Longines have an incredible heritage. Which in some ways is part of their problem in the current market. Heritage. They were more a brand of the first half of the 20th century and didn’t translate as well as others like Omega or Rolex to the second half and into the common market consciousness of today.
Heritage? They(along with Omega and Zenith) dominated the Swiss chronometer trials and took the top spot in most prizes awarded. They won more in single years than Rolex won in the entire span of the trials. Brands like Patek didn’t even figure. Oddly even then Longines’ marketing was weird. They pushed the “World’s most honoured watch” but sold few official chronometer tested watches.
They have a history in aviation, particularly the pioneering days, that brands like IWC or Breitling could only dream about. They were the inhouse chronograph producer in the first half of the 20th century, pretty much everyone else bought in movements. They invented the flyback and the two button chronograph(not Breitling as is often claimed. Well you kinda need a second pusher for flyback). They had ‘calatrava’ style cases before Patek, so came up with that modern style before them. External bezels on near every diver’s watch? Longines had them decades before, but for pilots(interestingly their patent ran out in 1951 and modern divers came out a couple of years later. Probably a coincidence, but interesting). First second timezone on a watch. They along with Girard Perregaux were the first to get into higher frequency movements. When the race for quartz was kicking in they were part of the Swiss beta dev team and had enough spare capacity to develop their own inhouse quartz and bring it to market(and later brought thermocompensation to quartz).

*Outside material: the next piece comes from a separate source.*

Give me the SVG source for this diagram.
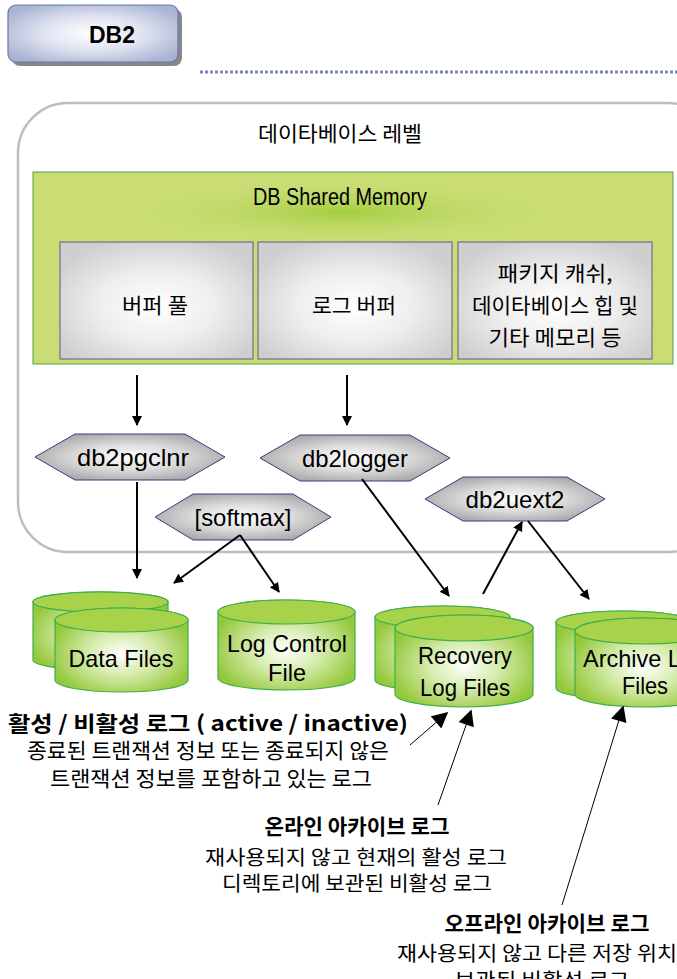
<svg xmlns="http://www.w3.org/2000/svg" width="677" height="979" viewBox="0 0 677 979">
<defs>
<style>
.t{font-family:"Liberation Sans","Noto Sans CJK KR",sans-serif;fill:#000;text-anchor:middle}
.k{font-family:"Noto Sans CJK KR","Liberation Sans",sans-serif;fill:#000;text-anchor:middle}
.b{font-weight:bold}
.conn{stroke:#000;stroke-width:2;fill:none}
.thin{stroke:#000;stroke-width:1;fill:none}
.gbox{fill:url(#gray);stroke:#5a5a90;stroke-width:1}
.hex{fill:url(#hexg);stroke:#3a3a80;stroke-width:1}
.cyl{fill:url(#cylg);stroke:#3cb04a;stroke-width:1.2}
.cyltop{fill:#a8d24a;stroke:#3cb04a;stroke-width:1.2}
</style>
<radialGradient id="gray" cx="0.5" cy="0.55" r="0.6">
<stop offset="0" stop-color="#ffffff"/><stop offset="0.5" stop-color="#eeeeee"/><stop offset="1" stop-color="#cfcfcf"/>
</radialGradient>
<radialGradient id="hexg" cx="0.5" cy="0.5" r="0.55">
<stop offset="0" stop-color="#ffffff"/><stop offset="0.5" stop-color="#dcdcdc"/><stop offset="1" stop-color="#a8a8a8"/>
</radialGradient>
<radialGradient id="cylg" cx="0.5" cy="0.55" r="0.55">
<stop offset="0" stop-color="#ffffff"/><stop offset="0.45" stop-color="#d6ecae"/><stop offset="1" stop-color="#94c83a"/>
</radialGradient>
<radialGradient id="tabg" cx="0.5" cy="0.5" r="0.6">
<stop offset="0" stop-color="#ffffff"/><stop offset="0.5" stop-color="#dfe3f0"/><stop offset="1" stop-color="#a9b3d3"/>
</radialGradient>
<radialGradient id="glow" cx="0.5" cy="0.5" r="0.5">
<stop offset="0" stop-color="#a2ce40" stop-opacity="1"/><stop offset="1" stop-color="#c9dd74" stop-opacity="0"/>
</radialGradient>
<marker id="ah" viewBox="0 0 10 10" refX="9" refY="5" markerWidth="5" markerHeight="5" orient="auto" markerUnits="strokeWidth">
<path d="M0,0 L10,5 L0,10 Z" fill="#000"/>
</marker>
<marker id="ahb" viewBox="0 0 10 10" refX="9" refY="5" markerWidth="18" markerHeight="16" orient="auto" markerUnits="userSpaceOnUse">
<path d="M0,0 L10,5 L0,10 Z" fill="#000"/>
</marker>
</defs>

<g id="header">
<rect x="12" y="9" width="170" height="57" rx="8" fill="#888"/>
<rect x="8" y="5" width="170" height="57" rx="8" fill="url(#tabg)" stroke="#6a78a8" stroke-width="1.2"/>
<text class="t b" x="112" y="43" font-size="24" textLength="46" lengthAdjust="spacingAndGlyphs">DB2</text>
<line x1="200" y1="72" x2="677" y2="72" stroke="#7a88b8" stroke-width="3" stroke-dasharray="3,2"/>
</g>

<g id="database-level">
<rect x="18" y="103" width="700" height="449" rx="50" fill="#fff" stroke="#bdbdbd" stroke-width="2.5"/>
<text class="k" x="340" y="141" font-size="21" textLength="164" lengthAdjust="spacingAndGlyphs">데이타베이스 레벨</text>
</g>

<g id="shared-memory">
<rect x="33" y="172" width="640" height="192" fill="#c9dd74" stroke="#45a845" stroke-width="1"/>
<ellipse cx="345" cy="212" rx="230" ry="32" fill="url(#glow)"/>
<text class="t" x="340" y="205" font-size="23" textLength="174" lengthAdjust="spacingAndGlyphs">DB Shared Memory</text>
</g>

<g id="buffer-pool">
<rect class="gbox" x="60" y="242" width="193" height="117"/>
<text class="k" x="155" y="313" font-size="21" textLength="66" lengthAdjust="spacingAndGlyphs">버퍼 풀</text>
</g>
<g id="log-buffer">
<rect class="gbox" x="258" y="242" width="194" height="117"/>
<text class="k" x="354" y="313" font-size="21" textLength="84" lengthAdjust="spacingAndGlyphs">로그 버퍼</text>
</g>
<g id="package-cache">
<rect class="gbox" x="458" y="242" width="194" height="117"/>
<text class="k" x="555" y="281" font-size="21" textLength="115" lengthAdjust="spacingAndGlyphs">패키지 캐쉬,</text>
<text class="k" x="555" y="313" font-size="21" textLength="166" lengthAdjust="spacingAndGlyphs">데이타베이스 힙 및</text>
<text class="k" x="555" y="345" font-size="21" textLength="133" lengthAdjust="spacingAndGlyphs">기타 메모리 등</text>
</g>

<g id="db2pgclnr">
<polygon class="hex" points="35,457 75,434 185,434 225,457 185,480 75,480"/>
<text class="t" x="133" y="466" font-size="24" textLength="112" lengthAdjust="spacingAndGlyphs">db2pgclnr</text>
</g>
<g id="db2logger">
<polygon class="hex" points="260,458 300,435 410,435 450,458 410,481 300,481"/>
<text class="t" x="355" y="467" font-size="24" textLength="106" lengthAdjust="spacingAndGlyphs">db2logger</text>
</g>
<g id="db2uext2">
<polygon class="hex" points="425,499 463,477 567,477 605,499 567,521 463,521"/>
<text class="t" x="515" y="508" font-size="24" textLength="99" lengthAdjust="spacingAndGlyphs">db2uext2</text>
</g>
<g id="softmax">
<polygon class="hex" points="155,517 193,494 293,494 331,517 293,540 193,540"/>
<text class="t" x="243" y="526" font-size="24" textLength="97" lengthAdjust="spacingAndGlyphs">[softmax]</text>
</g>

<g id="data-files">
<path class="cyl" d="M33,602 L33,660 A67,10 0 0 0 168,660 L168,602 A67,10 0 0 0 33,602 Z"/>
<ellipse class="cyltop" cx="100.5" cy="602" rx="67.5" ry="10"/>
<path class="cyl" d="M55,620 L55,680 A66.5,12 0 0 0 188,680 L188,620 A66.5,12 0 0 0 55,620 Z"/>
<ellipse class="cyltop" cx="121.5" cy="620" rx="66.5" ry="12"/>
<text class="t" x="121" y="667" font-size="24" textLength="105" lengthAdjust="spacingAndGlyphs">Data Files</text>
</g>

<g id="log-control-file">
<path class="cyl" d="M218,612 L218,678 A68.5,12 0 0 0 355,678 L355,612 A68.5,12 0 0 0 218,612 Z"/>
<ellipse class="cyltop" cx="286.5" cy="612" rx="68.5" ry="12"/>
<text class="t" x="287" y="652" font-size="24" textLength="120" lengthAdjust="spacingAndGlyphs">Log Control</text>
<text class="t" x="287" y="681" font-size="24" textLength="38" lengthAdjust="spacingAndGlyphs">File</text>
</g>

<g id="recovery-log-files">
<path class="cyl" d="M375,617 L375,680 A67.5,11 0 0 0 510,680 L510,617 A67.5,11 0 0 0 375,617 Z"/>
<ellipse class="cyltop" cx="442.5" cy="617" rx="67.5" ry="11"/>
<path class="cyl" d="M395,628 L395,694 A69,13 0 0 0 533,694 L533,628 A69,13 0 0 0 395,628 Z"/>
<ellipse class="cyltop" cx="464" cy="628" rx="69" ry="13"/>
<text class="t" x="465" y="664" font-size="24" textLength="94" lengthAdjust="spacingAndGlyphs">Recovery</text>
<text class="t" x="465" y="696" font-size="24" textLength="90" lengthAdjust="spacingAndGlyphs">Log Files</text>
</g>

<g id="archive-log-files">
<path class="cyl" d="M556,622 L556,688 A67,11 0 0 0 690,688 L690,622 A67,11 0 0 0 556,622 Z"/>
<ellipse class="cyltop" cx="623" cy="622" rx="67" ry="11"/>
<path class="cyl" d="M575,631 L575,694 A69,13 0 0 0 713,694 L713,631 A69,13 0 0 0 575,631 Z"/>
<ellipse class="cyltop" cx="644" cy="631" rx="69" ry="13"/>
<text class="t" x="645" y="667" font-size="24" textLength="124" lengthAdjust="spacingAndGlyphs">Archive Log</text>
<text class="t" x="645" y="694" font-size="24" textLength="46" lengthAdjust="spacingAndGlyphs">Files</text>
</g>

<g id="connectors">
<line class="conn" x1="137" y1="375" x2="137" y2="425" marker-end="url(#ah)"/>
<line class="conn" x1="347" y1="375" x2="347" y2="425" marker-end="url(#ah)"/>
<line class="conn" x1="137" y1="482" x2="137" y2="578" marker-end="url(#ah)"/>
<line class="conn" x1="240" y1="535" x2="174" y2="583" marker-end="url(#ah)"/>
<line class="conn" x1="240" y1="535" x2="279" y2="592" marker-end="url(#ah)"/>
<line class="conn" x1="362" y1="479" x2="449" y2="596" marker-end="url(#ah)"/>
<line class="conn" x1="483" y1="594" x2="522" y2="522" marker-end="url(#ah)"/>
<line class="conn" x1="528" y1="521" x2="589" y2="599" marker-end="url(#ah)"/>
<line class="thin" x1="410" y1="745" x2="447" y2="713" marker-end="url(#ahb)"/>
<line class="thin" x1="438" y1="805" x2="471" y2="711" marker-end="url(#ahb)"/>
<line class="thin" x1="562" y1="905" x2="623" y2="707" marker-end="url(#ahb)"/>
</g>

<g id="active-inactive-note">
<text class="k b" x="208" y="731" font-size="21" textLength="400" lengthAdjust="spacingAndGlyphs">활성 / 비활성 로그 ( active / inactive)</text>
<text class="k" x="208" y="758" font-size="21" textLength="362" lengthAdjust="spacingAndGlyphs">종료된 트랜잭션 정보 또는 종료되지 않은</text>
<text class="k" x="211" y="786" font-size="21" textLength="322" lengthAdjust="spacingAndGlyphs">트랜잭션 정보를 포함하고 있는 로그</text>
</g>
<g id="online-archive-note">
<text class="k b" x="357" y="834" font-size="21" textLength="185" lengthAdjust="spacingAndGlyphs">온라인 아카이브 로그</text>
<text class="k" x="356" y="865" font-size="20" textLength="302" lengthAdjust="spacingAndGlyphs">재사용되지 않고 현재의 활성 로그</text>
<text class="k" x="357" y="891" font-size="20" textLength="270" lengthAdjust="spacingAndGlyphs">디렉토리에 보관된 비활성 로그</text>
</g>
<g id="offline-archive-note">
<text class="k b" x="547" y="931" font-size="21" textLength="205" lengthAdjust="spacingAndGlyphs">오프라인 아카이브 로그</text>
<text class="k" x="537" y="961" font-size="20" textLength="280" lengthAdjust="spacingAndGlyphs">재사용되지 않고 다른 저장 위치</text>
<text class="k" x="542" y="988" font-size="20" textLength="175" lengthAdjust="spacingAndGlyphs">보관된 비활성 로그</text>
</g>
</svg>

When Vacheron Constantin and Jaeger LeCoultre, big hitters today in the top end segment, wanted to penetrate the US market in the 40’s and bypass taxes on imports, who did they partner up with? Longines, who had already been shipping 200k movements per year through their Longines Wittnauer factory, to create LeCoultre watches for that market. Longines were huge back then and high quality. VC and JLC didn’t have to worry about them stealing designs.
It’s post the 1980’s where it went south. They never had a ‘Bond watch’ or any other current famous person watch, real or fictional. They didn’t have a ‘space watch’ and though they certainly had a long history of military issued watches they never really promoted that. They stopped production of inhouse mechanical movements in the 70’s, so missed out on the new “mechanical has soul” stuff. They timed lots of sports events, but again didn’t really push that cohesively enough. Their historical branding was less clear and often scattergun. No distinct and easy to recall lines of Seamasters/Submariners etc
Most of all they were lumbered with SWATCH’s tiers. They couldn’t compete with Omega and even today you get the sense they’re not allowed to. They’re often subdued even almost apologetic with promoting themselves. They ‘stay in lane’. Which is a pity.
I recall reading that a huge chunk of their profits comes from women’s watch sales in the Far East. Historically Longines were ‘big’ in the US, Far East & South American markets. Rolex as a comparison were until the 60’s a brand of Britain and her empire/commonwealth.
On the flyback/speedy comparison, Longines has more history in that area, it’s just the ‘wrong’ kind and of a different era. The Speedy is basically the Moon Watch. That’s pretty much it and boy do Omega know it. Whereas Longines invented the flyback, were building chronographs inhouse pretty much from when men’s watches went from pocket to wrist and invented the very design of the two pusher chronograph. But like you say marketing and the plain fact that Normal People™ buying watches know and care about the Moon thing and nada about the rest.